In Viking folklore, heaven was a place known as Valhalla. This place was where every warrior and king longed to find themselves in the afterlife — where honourable warriors drank and ate and fought forever and ever. (You'll have to trust us when we say that for a Viking this was as good as it could get.)

To get there, you had to be buried in a ship, which would carry you to Valhalla. The ship was buried under a huge mound of dirt and, as far as the Vikings were concerned, that person's journey was set.

In their culture, the more important the person, the bigger the ship — not unlike how the size of a tomb for an Egyptian person would show their social standing, for example. So in the case of this new discovery, the Viking who was buried there was likely very important indeed.

Radar luck

viking ship

An enlarged view of the Viking ship. Archaeologists are excited to know more about it. (Manuel Gabler/NIKU)

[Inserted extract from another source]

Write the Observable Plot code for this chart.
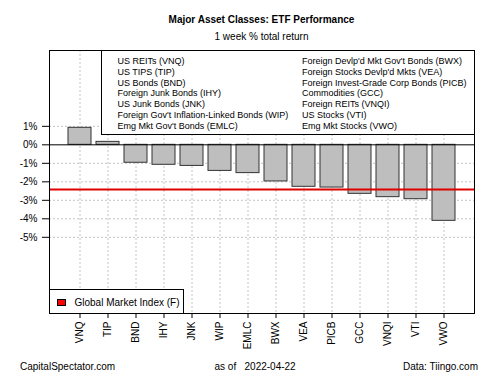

The archaeologists from the Norwegian Institute for Cultural Heritage Research want to perform a few more scans before excavate (dig up) the ancient vessel. But it really is a modern miracle that it was found at all.

Over time, erosion and human developments have flattened down many of these Viking burial mounds. In addition, the wood of ships has partially deteriorated into the surrounding soil. Digging randomly to find these ships is time consuming, so researchers now use radar to try and increase their odds. But even then, you still need some luck.

This discovery came after the researchers decided to end their day of searching by scanning a local farm. Guess that was the right choice. We can't wait to see who this ancient traveller was and what artifacts were buried there!